Fascinating threads merged and bumped.

Please use the SEARCH function before starting new threads on common topics.
 
...Please use the SEARCH function before starting new threads on common topics.
To be fair, I did, it's not always that straightforward and quite evidently not alone in coming up short...!

1547792172683922.jpg
 
Very interesting thread - so the name for the colour pink comes from Pinks (carnations), orange comes from the fruit naranja and Homer's wine-dark sea was blue. Actually the last one resonates with memories of painting in Primary School (early 1960's). I was taught some tosh that all the colours of the spectrum added together makes white - since been told that if Light was white we wouldn't be able to see anything, (there's an assumption that white is the opposite of black ie absence of light). When I mixed all the powder paints available to me in Class I didn't get white, I got bluey brown (the mauve ruined it, mauve always ruins it). But when we washed our brushes out in a jam-jar of water and I took a swig, it tasted of something I later recognised as Beaujolais.
What puzzles me is that Edwin Land invented the first instant colour film for Polaroid after studying JC Maxwell's 3 colour experiments. I don't know how Land came up with his film but it shouldn't be able to capture the lustre of metallic colours such as gold, silver or bronze (the shine varies with the surface angle to the light source). Painters had to add metal to their pigments to achieve a gold effect (ditto car maker) - and yet we see metallic colours in photographs.
 
Painters had to add metal to their pigments to achieve a gold effect (ditto car maker) - and yet we see metallic colours in photographs.

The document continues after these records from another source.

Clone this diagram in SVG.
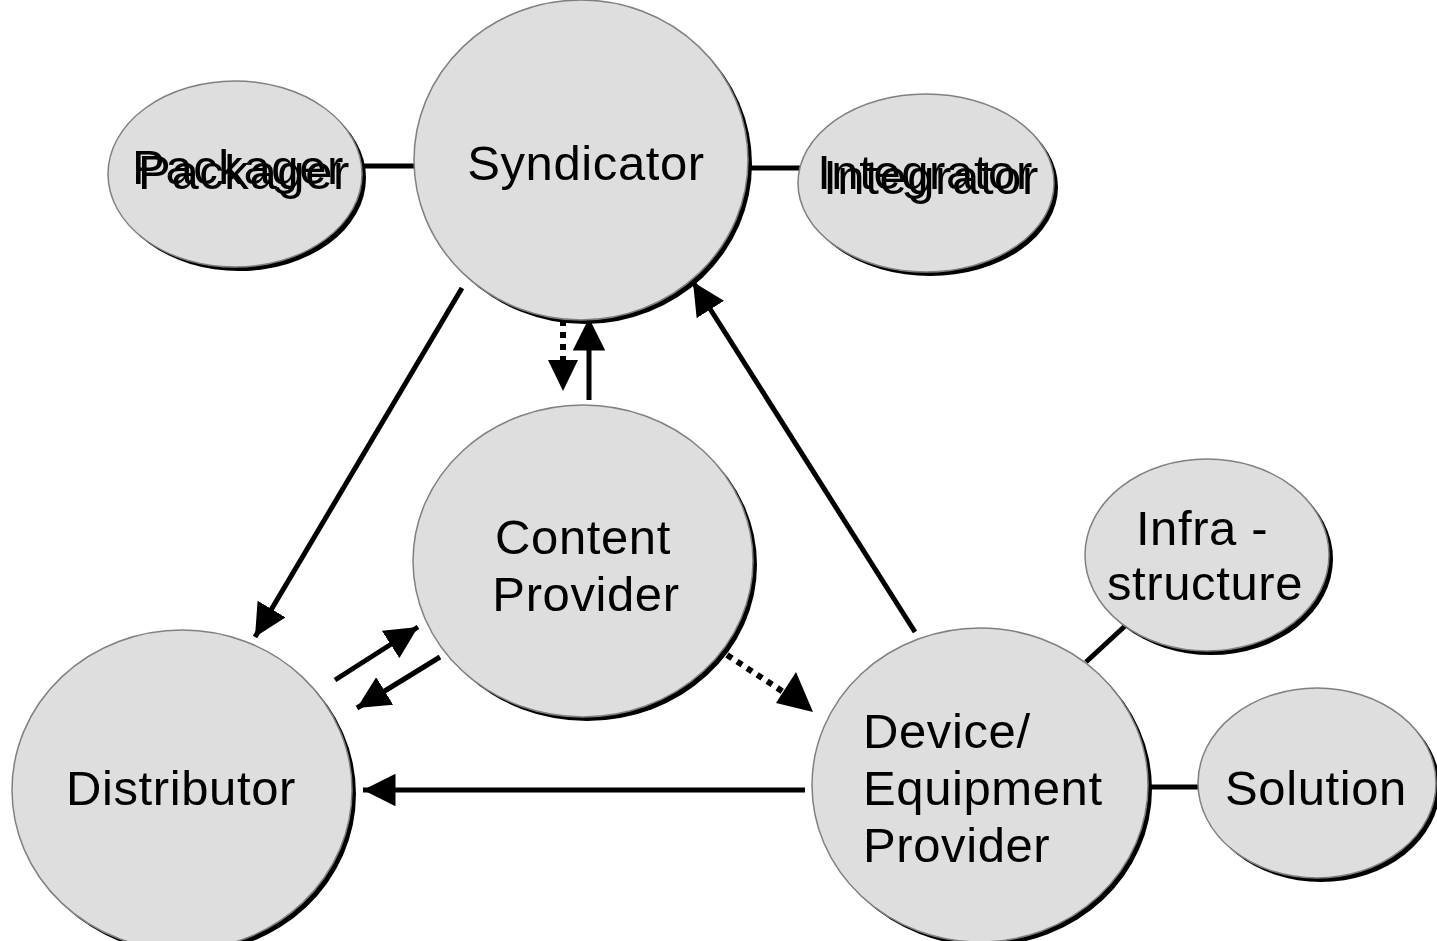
<svg xmlns="http://www.w3.org/2000/svg" width="1437" height="941" viewBox="0 0 1437 941">
<defs>
<style>
.sh{fill:#000}
.nd{fill:#dedede;stroke:#808080;stroke-width:1.5}
.t{font-family:"Liberation Sans",Arial,sans-serif;font-size:49px;fill:#000;letter-spacing:0.6px}
.c{text-anchor:middle}
.ln{stroke:#000;stroke-width:5;fill:none}
.dt{stroke:#000;stroke-width:6;fill:none;stroke-dasharray:6 6}
</style>
<marker id="ah" viewBox="0 0 10 10" refX="10" refY="5" markerWidth="6.5" markerHeight="6.5" markerUnits="strokeWidth" orient="auto">
<path d="M0,0 L10,5 L0,10 z" fill="#000"/>
</marker>
</defs>
<rect width="1437" height="941" fill="#fff"/>
<g id="connectors">
<line class="ln" x1="362" y1="166" x2="416" y2="166"/>
<line class="ln" x1="750" y1="168" x2="800" y2="168"/>
<line class="ln" x1="1086" y1="662" x2="1125" y2="626"/>
<line class="ln" x1="1150" y1="787" x2="1200" y2="787"/>
<line class="ln" x1="462" y1="288" x2="255" y2="637" marker-end="url(#ah)"/>
<line class="dt" x1="563" y1="320" x2="563" y2="360"/>
<path d="M548,360 L578,360 L563,391 z" fill="#000"/>
<line class="ln" x1="589" y1="400" x2="589" y2="318" marker-end="url(#ah)"/>
<line class="ln" x1="915" y1="632" x2="693" y2="282" marker-end="url(#ah)"/>
<line class="ln" x1="335" y1="680" x2="418" y2="627" marker-end="url(#ah)"/>
<line class="ln" x1="440" y1="657" x2="357" y2="708" marker-end="url(#ah)"/>
<line class="dt" x1="727" y1="655" x2="785" y2="693"/>
<path d="M776,703 L796,672 L813,712 z" fill="#000"/>
<line class="ln" x1="805" y1="790" x2="363" y2="790" marker-end="url(#ah)"/>
</g>
<g id="packager">
<ellipse class="sh" cx="239" cy="178" rx="127" ry="93"/>
<ellipse class="nd" cx="235" cy="174" rx="127" ry="93"/>
<text class="t c" x="238" y="184">Packager</text>
<text class="t c" x="244" y="189">Packager</text>
</g>
<g id="syndicator">
<ellipse class="sh" cx="585" cy="164" rx="167" ry="160"/>
<ellipse class="nd" cx="581" cy="160" rx="167" ry="160"/>
<text class="t c" x="586" y="180">Syndicator</text>
</g>
<g id="integrator">
<ellipse class="sh" cx="930" cy="187" rx="128" ry="89"/>
<ellipse class="nd" cx="926" cy="183" rx="128" ry="89"/>
<text class="t c" x="925" y="189">Integrator</text>
<text class="t c" x="931" y="194">Integrator</text>
</g>
<g id="content-provider">
<ellipse class="sh" cx="587" cy="565" rx="170" ry="156"/>
<ellipse class="nd" cx="583" cy="561" rx="170" ry="156"/>
<text class="t c" x="583" y="554">Content</text>
<text class="t c" x="586" y="611">Provider</text>
</g>
<g id="distributor">
<ellipse class="sh" cx="186" cy="794" rx="170" ry="160"/>
<ellipse class="nd" cx="182" cy="790" rx="170" ry="160"/>
<text class="t c" x="181" y="805">Distributor</text>
</g>
<g id="device-provider">
<ellipse class="sh" cx="984" cy="789" rx="168" ry="157"/>
<ellipse class="nd" cx="980" cy="785" rx="168" ry="157"/>
<text class="t" x="863" y="748">Device/</text>
<text class="t" x="863" y="805">Equipment</text>
<text class="t" x="863" y="862">Provider</text>
</g>
<g id="infrastructure">
<ellipse class="sh" cx="1211" cy="559" rx="122" ry="96"/>
<ellipse class="nd" cx="1207" cy="555" rx="122" ry="96"/>
<text class="t c" x="1202" y="545">Infra -</text>
<text class="t c" x="1205" y="600">structure</text>
</g>
<g id="solution">
<ellipse class="sh" cx="1321" cy="787" rx="119" ry="95"/>
<ellipse class="nd" cx="1317" cy="783" rx="119" ry="95"/>
<text class="t c" x="1316" y="805">Solution</text>
</g>
</svg>
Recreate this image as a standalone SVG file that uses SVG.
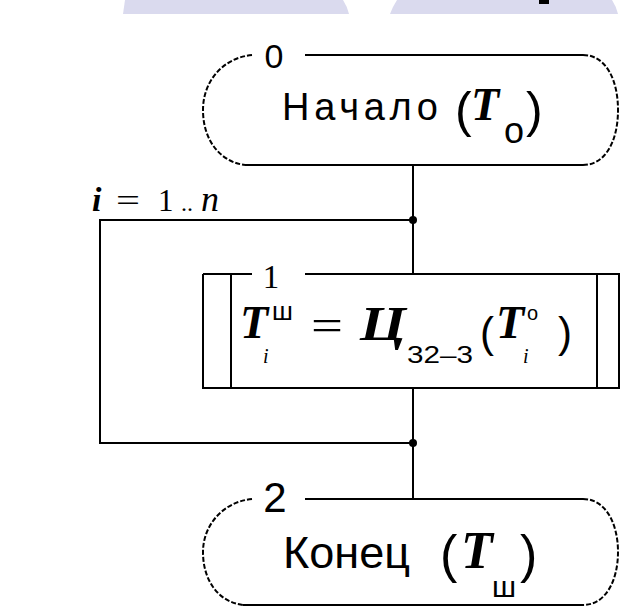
<svg xmlns="http://www.w3.org/2000/svg" width="621" height="612" viewBox="0 0 621 612">
<style>
.ln{fill:none;stroke:#000;stroke-width:2}
.arc{fill:none;stroke:#000;stroke-width:2;stroke-dasharray:5 2}
.sans{font-family:"Liberation Sans","DejaVu Sans",sans-serif;fill:#000}
.ser{font-family:"Liberation Serif","DejaVu Serif",serif;fill:#000}
.bi{font-family:"Liberation Serif","DejaVu Serif",serif;font-weight:bold;font-style:italic;fill:#000}
.it{font-family:"Liberation Serif","DejaVu Serif",serif;font-style:italic;fill:#000}
</style>
<rect width="621" height="612" fill="#fff"/>
<g id="background">
<path d="M125,0 L343,0 Q347,6 349,14 L123,14 Z" fill="#dadaee"/>
<path d="M397,0 L612,0 Q616,6 618,14 L390,14 Q393,6 397,0 Z" fill="#dadaee"/>
<rect x="539" y="0" width="10" height="4" fill="#000"/>
</g>
<g id="connectors">
<path class="ln" d="M413,165 V274"/>
<path class="ln" d="M413,388 V499"/>
<path class="ln" d="M413,220 H100 V443 H413"/>
<circle cx="413" cy="220" r="4" fill="#000"/>
<circle cx="413" cy="443" r="4" fill="#000"/>
<text class="bi" x="92" y="211" font-size="34">i</text>
<text class="ser" x="116" y="211" font-size="31" textLength="24" lengthAdjust="spacingAndGlyphs">=</text>
<text class="ser" x="158" y="211" font-size="31">1</text>
<text class="ser" x="181" y="211" font-size="24">..</text>
<text class="it" x="201" y="211" font-size="36">n</text>
</g>
<g id="node0">
<path class="ln" d="M305,55 H583 M583,165 H245"/>
<path class="arc" d="M583,55 C606,55 618,80 618,110 C618,140 606,165 583,165"/>
<path class="arc" d="M252,55 C222,58 203,82 203,110 C203,140 220,162 245,165"/>
<text class="sans" x="274" y="68" font-size="34" text-anchor="middle">0</text>
<text class="sans" x="282" y="120" font-size="38" textLength="156" lengthAdjust="spacing">Начало</text>
<text class="sans" x="455" y="127" font-size="50">(</text>
<text class="bi" x="471" y="120" font-size="46">T</text>
<text class="sans" x="504" y="143" font-size="36">о</text>
<text class="sans" x="526" y="127" font-size="50">)</text>
</g>
<g id="node1">
<path class="ln" d="M203,274 V388 H619 V274 H305 M252,274 H203 M231,274 V388 M597,274 V388"/>
<text class="ser" x="271" y="288" font-size="33" text-anchor="middle">1</text>
<text class="bi" x="240" y="338" font-size="46">T</text>
<text class="it" x="263" y="363" font-size="20">i</text>
<text class="sans" x="272" y="320" font-size="26">ш</text>
<text class="ser" x="311" y="340" font-size="44" textLength="32" lengthAdjust="spacingAndGlyphs">=</text>
<text class="bi" x="360" y="340" font-size="48" textLength="46" lengthAdjust="spacingAndGlyphs">Ц</text>
<text class="sans" x="407" y="363" font-size="24" textLength="66" lengthAdjust="spacingAndGlyphs">32–3</text>
<text class="sans" x="480" y="347" font-size="42">(</text>
<text class="bi" x="496" y="338" font-size="46">T</text>
<text class="it" x="523" y="363" font-size="20">i</text>
<text class="sans" x="527" y="320" font-size="20">о</text>
<text class="sans" x="558" y="347" font-size="42">)</text>
</g>
<g id="node2">
<path class="ln" d="M305,499 H583 M583,605 H243"/>
<path class="arc" d="M583,499 C606,499 618,524 618,552 C618,580 606,605 583,605"/>
<path class="arc" d="M252,499 C222,502 203,526 203,552 C203,580 218,602 243,605"/>
<text class="sans" x="275" y="512" font-size="42" text-anchor="middle">2</text>
<text class="sans" x="283" y="568" font-size="45" textLength="127" lengthAdjust="spacingAndGlyphs">Конец</text>
<text class="sans" x="440" y="572" font-size="52">(</text>
<text class="bi" x="461" y="568" font-size="52">T</text>
<text class="sans" x="492" y="597" font-size="30">ш</text>
<text class="sans" x="520" y="572" font-size="52">)</text>
</g>
</svg>
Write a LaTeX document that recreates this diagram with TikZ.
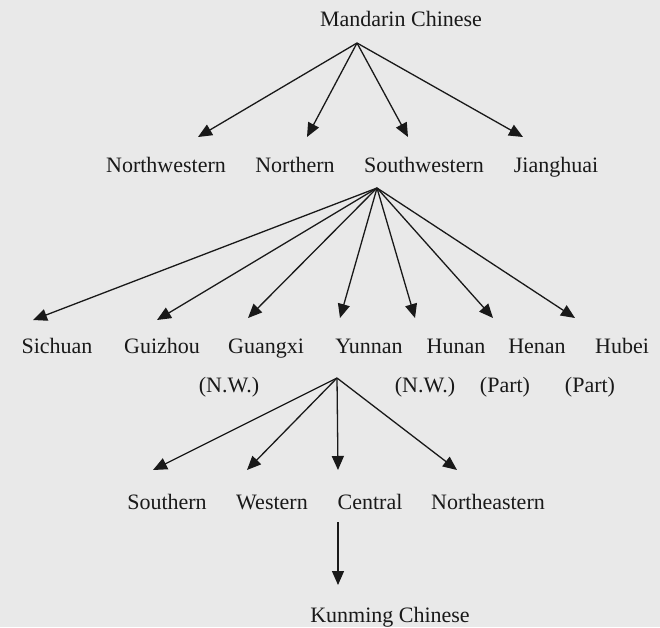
\documentclass[tikz,border=0pt]{standalone}
\usepackage{fontspec}
\setmainfont{Liberation Serif}
\usetikzlibrary{arrows.meta}
\definecolor{paper}{RGB}{233,233,233}
\definecolor{ink}{RGB}{25,25,25}
\tikzset{
  lbl/.style={anchor=base, inner sep=0pt, text=ink, font=\fontsize{22}{26}\selectfont},
  arr/.style={draw=ink, line width=1.3pt, -{Triangle[length=14pt,width=12pt]}}
}
\begin{document}
\begin{tikzpicture}[x=1pt,y=-1pt]
\fill[paper] (0,0) rectangle (660,627);
\useasboundingbox (0,0) rectangle (660,627);
% level 1
\node[lbl] (mc) at (401,26) {Mandarin Chinese};
\coordinate (mcA) at (357,43);
% level 2
\node[lbl] (nw) at (166,172) {Northwestern};
\node[lbl] (no) at (295,172) {Northern};
\node[lbl] (sw) at (424,172) {Southwestern};
\node[lbl] (jh) at (556,172) {Jianghuai};
\coordinate (nwT) at (198,137);
\coordinate (noT) at (307,137);
\coordinate (swT) at (408,137);
\coordinate (jhT) at (523,137);
\coordinate (swA) at (377,188);
% level 3
\node[lbl] (sc) at (57,353) {Sichuan};
\node[lbl] (gz) at (162,353) {Guizhou};
\node[lbl] (gx) at (266,353) {Guangxi};
\node[lbl] (yn) at (369,353) {Yunnan};
\node[lbl] (hn) at (456,353) {Hunan};
\node[lbl] (he) at (537,353) {Henan};
\node[lbl] (hb) at (622,353) {Hubei};
\node[lbl] (gxs) at (229,392) {(N.W.)};
\node[lbl] (hns) at (425,392) {(N.W.)};
\node[lbl] (hes) at (505,392) {(Part)};
\node[lbl] (hbs) at (590,392) {(Part)};
\coordinate (scT) at (33,320);
\coordinate (gzT) at (157,320);
\coordinate (gxT) at (248,318);
\coordinate (ynT) at (340,318);
\coordinate (hnT) at (415,318);
\coordinate (heT) at (493,318);
\coordinate (hbT) at (575,318);
\coordinate (ynA) at (337,378);
% level 4
\node[lbl] (so) at (167,509) {Southern};
\node[lbl] (we) at (272,509) {Western};
\node[lbl] (ce) at (370,509) {Central};
\node[lbl] (ne) at (488,509) {Northeastern};
\coordinate (soT) at (153,470);
\coordinate (weT) at (247,470);
\coordinate (ceT) at (338,470);
\coordinate (neT) at (457,470);
\coordinate (ceA) at (338,522);
% level 5
\node[lbl] (km) at (390,622) {Kunming Chinese};
\coordinate (kmT) at (338,585);
% connectors
\foreach \t in {nwT,noT,swT,jhT} \draw[arr] (mcA) -- (\t);
\foreach \t in {scT,gzT,gxT,ynT,hnT,heT,hbT} \draw[arr] (swA) -- (\t);
\foreach \t in {soT,weT,ceT,neT} \draw[arr] (ynA) -- (\t);
\draw[arr] (ceA) -- (kmT);
\end{tikzpicture}
\end{document}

I think Klimt used gold leaf but that was for a more abstract effect, probably inspired by religious icons. It's possible to replicate the lustre and shine of polished metal in oil paints by using different values of grey (for silver) or yellow (for gold). If you look closely at the vase in this painting you can see the different shades of grey cleverly placed, from almost black to white, with no metallic pigments involved.

As to whether or not metallic lustre should show up on early colour photos, what you are perceiving as the 'shine' is still part of the colour spectrum, so I think it's reasonable to expect it to show up on prints.

d5953798a.jpg
 
I was taught some tosh that all the colours of the spectrum added together makes white - since been told that if Light was white we wouldn't be able to see anything, (there's an assumption that white is the opposite of black ie absence of light). When I mixed all the powder paints available to me in Class I didn't get white, I got bluey brown (the mauve ruined it, mauve always ruins it). But when we washed our brushes out in a jam-jar of water and I took a swig, it tasted of something I later recognised as Beaujolais.
The colours of the spectrum added together do make white - repeat the experiment using coloured lights.
Paint and ink don't operate in the same way - they mix subtractively. i.e. they get darker when you mix them.

Something which is untrue and is still taught in schools is that the primary colours of paint are red, yellow, and blue. Magenta and cyan are much better for mixing a full gamut of colours than red and blue. They don't trip off the tongue so easily in kindergarten, though.

EDIT: Side note – there are colours possible on your computer screen that are impossible to print using a regular printer, because the gamuts of RGB and CMYK colourspaces don't match up.